Work required: Leave out the pictures and set down exactly the lines from the start of the listing through the one with "scaleLinear, line, range", both included.

---------- Input ----------

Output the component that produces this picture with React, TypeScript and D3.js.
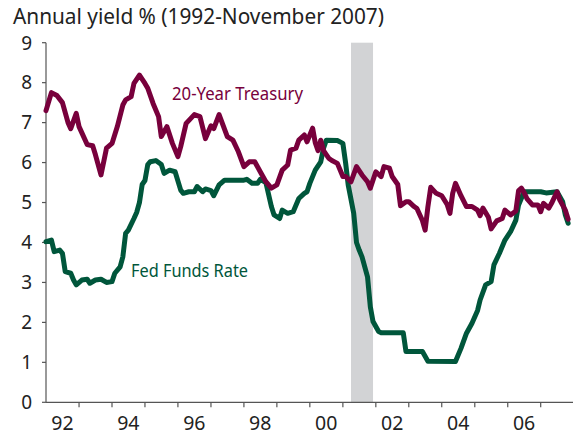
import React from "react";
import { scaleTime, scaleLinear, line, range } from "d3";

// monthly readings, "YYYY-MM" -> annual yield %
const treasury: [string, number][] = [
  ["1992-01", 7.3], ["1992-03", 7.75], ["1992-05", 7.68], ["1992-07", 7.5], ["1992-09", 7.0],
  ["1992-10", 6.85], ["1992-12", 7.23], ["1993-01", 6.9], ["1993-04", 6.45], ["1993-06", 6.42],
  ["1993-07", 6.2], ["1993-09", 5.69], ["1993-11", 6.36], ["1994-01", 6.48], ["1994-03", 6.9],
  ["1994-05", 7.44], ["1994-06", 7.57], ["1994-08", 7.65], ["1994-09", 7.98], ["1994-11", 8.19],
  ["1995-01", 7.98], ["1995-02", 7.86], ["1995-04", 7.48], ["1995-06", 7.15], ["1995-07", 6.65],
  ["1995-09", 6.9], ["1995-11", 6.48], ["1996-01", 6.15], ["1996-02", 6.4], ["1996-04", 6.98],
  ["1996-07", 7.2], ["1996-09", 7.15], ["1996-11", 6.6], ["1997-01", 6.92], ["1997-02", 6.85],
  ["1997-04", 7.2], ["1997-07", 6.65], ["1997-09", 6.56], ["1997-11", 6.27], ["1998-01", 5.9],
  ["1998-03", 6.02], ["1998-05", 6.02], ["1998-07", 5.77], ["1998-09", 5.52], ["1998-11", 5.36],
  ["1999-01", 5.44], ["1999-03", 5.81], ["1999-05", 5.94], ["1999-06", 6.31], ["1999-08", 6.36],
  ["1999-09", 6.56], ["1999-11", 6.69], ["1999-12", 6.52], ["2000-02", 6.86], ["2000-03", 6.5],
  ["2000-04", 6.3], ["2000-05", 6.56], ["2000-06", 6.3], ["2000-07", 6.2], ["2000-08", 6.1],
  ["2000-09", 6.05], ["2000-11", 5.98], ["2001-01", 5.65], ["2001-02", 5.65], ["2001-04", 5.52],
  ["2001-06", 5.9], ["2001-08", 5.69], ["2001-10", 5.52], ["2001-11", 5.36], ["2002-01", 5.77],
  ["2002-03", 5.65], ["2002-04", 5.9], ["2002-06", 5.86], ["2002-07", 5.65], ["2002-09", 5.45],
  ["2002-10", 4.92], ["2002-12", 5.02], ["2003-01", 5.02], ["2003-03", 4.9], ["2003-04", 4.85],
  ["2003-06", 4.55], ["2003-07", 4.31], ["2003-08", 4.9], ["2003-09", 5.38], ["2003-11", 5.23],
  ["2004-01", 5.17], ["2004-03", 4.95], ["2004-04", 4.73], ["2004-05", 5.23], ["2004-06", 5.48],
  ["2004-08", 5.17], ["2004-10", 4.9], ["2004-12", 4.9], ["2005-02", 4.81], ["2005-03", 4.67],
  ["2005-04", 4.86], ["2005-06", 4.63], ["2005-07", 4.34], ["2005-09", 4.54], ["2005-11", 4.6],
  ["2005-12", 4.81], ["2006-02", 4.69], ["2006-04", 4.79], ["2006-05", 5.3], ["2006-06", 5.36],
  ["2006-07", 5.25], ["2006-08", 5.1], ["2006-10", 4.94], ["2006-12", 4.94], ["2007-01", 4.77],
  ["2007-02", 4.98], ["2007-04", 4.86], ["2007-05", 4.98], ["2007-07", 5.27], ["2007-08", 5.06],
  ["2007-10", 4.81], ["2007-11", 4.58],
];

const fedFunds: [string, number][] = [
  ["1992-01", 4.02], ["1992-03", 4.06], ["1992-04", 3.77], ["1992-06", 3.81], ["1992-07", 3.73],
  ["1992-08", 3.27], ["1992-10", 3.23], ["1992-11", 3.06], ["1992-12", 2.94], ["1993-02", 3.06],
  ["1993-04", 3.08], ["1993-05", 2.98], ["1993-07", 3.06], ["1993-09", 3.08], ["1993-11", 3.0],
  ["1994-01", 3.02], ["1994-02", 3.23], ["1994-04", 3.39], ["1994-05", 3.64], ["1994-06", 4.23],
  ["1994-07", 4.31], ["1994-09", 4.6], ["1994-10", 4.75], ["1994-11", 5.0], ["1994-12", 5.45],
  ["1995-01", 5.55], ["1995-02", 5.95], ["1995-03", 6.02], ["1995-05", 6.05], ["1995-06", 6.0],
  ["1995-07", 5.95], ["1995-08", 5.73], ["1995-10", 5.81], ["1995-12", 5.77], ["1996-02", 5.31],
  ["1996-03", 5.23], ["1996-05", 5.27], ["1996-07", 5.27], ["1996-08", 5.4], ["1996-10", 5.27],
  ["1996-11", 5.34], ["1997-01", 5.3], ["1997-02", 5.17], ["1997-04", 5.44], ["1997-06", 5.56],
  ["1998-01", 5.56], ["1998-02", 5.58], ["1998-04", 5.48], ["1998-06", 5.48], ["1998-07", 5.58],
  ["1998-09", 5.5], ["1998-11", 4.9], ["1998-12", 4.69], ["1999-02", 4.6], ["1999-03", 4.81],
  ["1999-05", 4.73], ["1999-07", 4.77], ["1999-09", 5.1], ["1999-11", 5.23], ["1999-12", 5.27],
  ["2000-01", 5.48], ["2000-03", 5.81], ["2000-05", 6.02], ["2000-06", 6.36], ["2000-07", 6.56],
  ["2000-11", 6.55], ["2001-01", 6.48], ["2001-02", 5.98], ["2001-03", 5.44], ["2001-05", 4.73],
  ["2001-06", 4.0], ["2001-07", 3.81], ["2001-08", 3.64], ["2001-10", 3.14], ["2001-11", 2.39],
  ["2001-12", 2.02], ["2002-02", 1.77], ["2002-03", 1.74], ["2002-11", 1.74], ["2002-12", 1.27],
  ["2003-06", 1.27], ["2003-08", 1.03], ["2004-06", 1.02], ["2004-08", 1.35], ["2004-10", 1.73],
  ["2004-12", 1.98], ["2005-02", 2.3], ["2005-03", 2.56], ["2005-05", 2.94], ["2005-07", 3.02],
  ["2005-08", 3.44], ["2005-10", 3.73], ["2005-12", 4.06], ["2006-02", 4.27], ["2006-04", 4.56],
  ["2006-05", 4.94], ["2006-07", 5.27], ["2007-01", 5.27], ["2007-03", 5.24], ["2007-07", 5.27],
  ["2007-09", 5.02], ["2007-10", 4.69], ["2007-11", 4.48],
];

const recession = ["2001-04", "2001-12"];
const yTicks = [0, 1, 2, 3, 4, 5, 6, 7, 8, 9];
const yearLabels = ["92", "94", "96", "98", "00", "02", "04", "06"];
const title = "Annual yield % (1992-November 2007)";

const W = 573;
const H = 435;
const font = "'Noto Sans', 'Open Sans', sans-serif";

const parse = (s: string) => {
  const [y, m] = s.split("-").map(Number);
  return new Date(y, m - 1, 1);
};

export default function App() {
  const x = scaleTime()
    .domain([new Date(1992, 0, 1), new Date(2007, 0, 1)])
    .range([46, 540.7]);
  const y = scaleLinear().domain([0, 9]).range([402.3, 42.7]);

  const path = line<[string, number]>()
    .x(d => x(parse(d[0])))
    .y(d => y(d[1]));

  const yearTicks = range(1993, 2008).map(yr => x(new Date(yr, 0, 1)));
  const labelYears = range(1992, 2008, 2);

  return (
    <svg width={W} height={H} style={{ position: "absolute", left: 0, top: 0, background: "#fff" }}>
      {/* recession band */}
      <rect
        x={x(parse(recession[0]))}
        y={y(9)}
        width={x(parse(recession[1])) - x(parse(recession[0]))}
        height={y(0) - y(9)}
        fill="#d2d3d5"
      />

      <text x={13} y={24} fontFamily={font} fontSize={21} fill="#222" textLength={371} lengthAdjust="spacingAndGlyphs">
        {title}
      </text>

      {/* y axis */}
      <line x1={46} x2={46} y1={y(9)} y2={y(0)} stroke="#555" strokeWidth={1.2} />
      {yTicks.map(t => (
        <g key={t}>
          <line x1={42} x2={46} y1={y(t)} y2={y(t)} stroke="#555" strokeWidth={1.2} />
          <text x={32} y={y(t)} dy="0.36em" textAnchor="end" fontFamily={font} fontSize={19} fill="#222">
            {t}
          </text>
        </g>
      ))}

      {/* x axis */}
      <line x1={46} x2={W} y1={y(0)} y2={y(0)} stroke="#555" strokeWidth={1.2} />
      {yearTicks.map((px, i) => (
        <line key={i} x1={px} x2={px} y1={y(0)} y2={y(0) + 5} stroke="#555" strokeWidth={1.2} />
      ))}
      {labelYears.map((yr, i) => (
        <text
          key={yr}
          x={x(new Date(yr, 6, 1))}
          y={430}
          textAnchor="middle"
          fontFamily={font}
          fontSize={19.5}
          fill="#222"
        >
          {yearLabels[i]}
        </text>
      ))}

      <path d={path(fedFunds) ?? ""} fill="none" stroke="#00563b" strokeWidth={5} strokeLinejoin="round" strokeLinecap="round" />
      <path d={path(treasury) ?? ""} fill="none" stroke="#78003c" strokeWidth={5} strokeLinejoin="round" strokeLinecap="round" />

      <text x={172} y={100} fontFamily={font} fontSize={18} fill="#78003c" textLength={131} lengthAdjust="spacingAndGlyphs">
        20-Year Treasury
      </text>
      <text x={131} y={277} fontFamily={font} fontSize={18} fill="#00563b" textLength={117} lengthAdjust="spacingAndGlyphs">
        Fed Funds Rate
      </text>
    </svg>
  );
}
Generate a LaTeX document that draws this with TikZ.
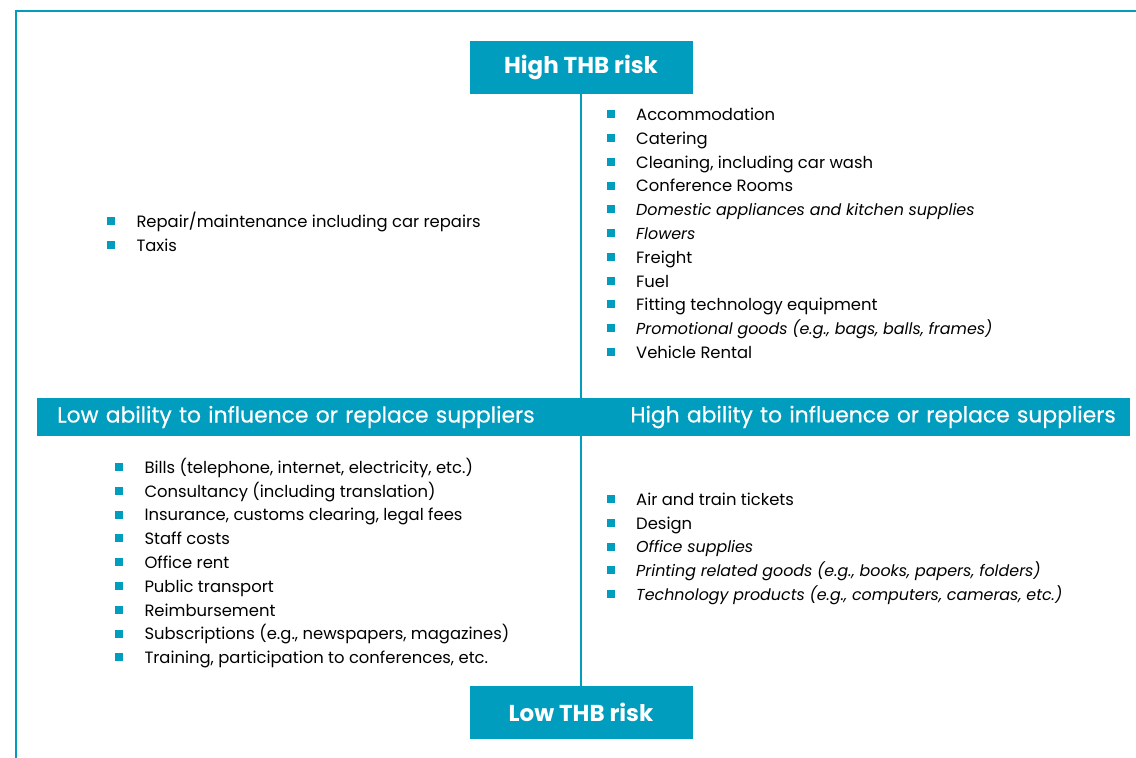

----------

Solved problem:
Output the component that produces this picture with React, TypeScript and D3.js.
import React from "react";
import { scaleTime, scaleLinear, line, range } from "d3";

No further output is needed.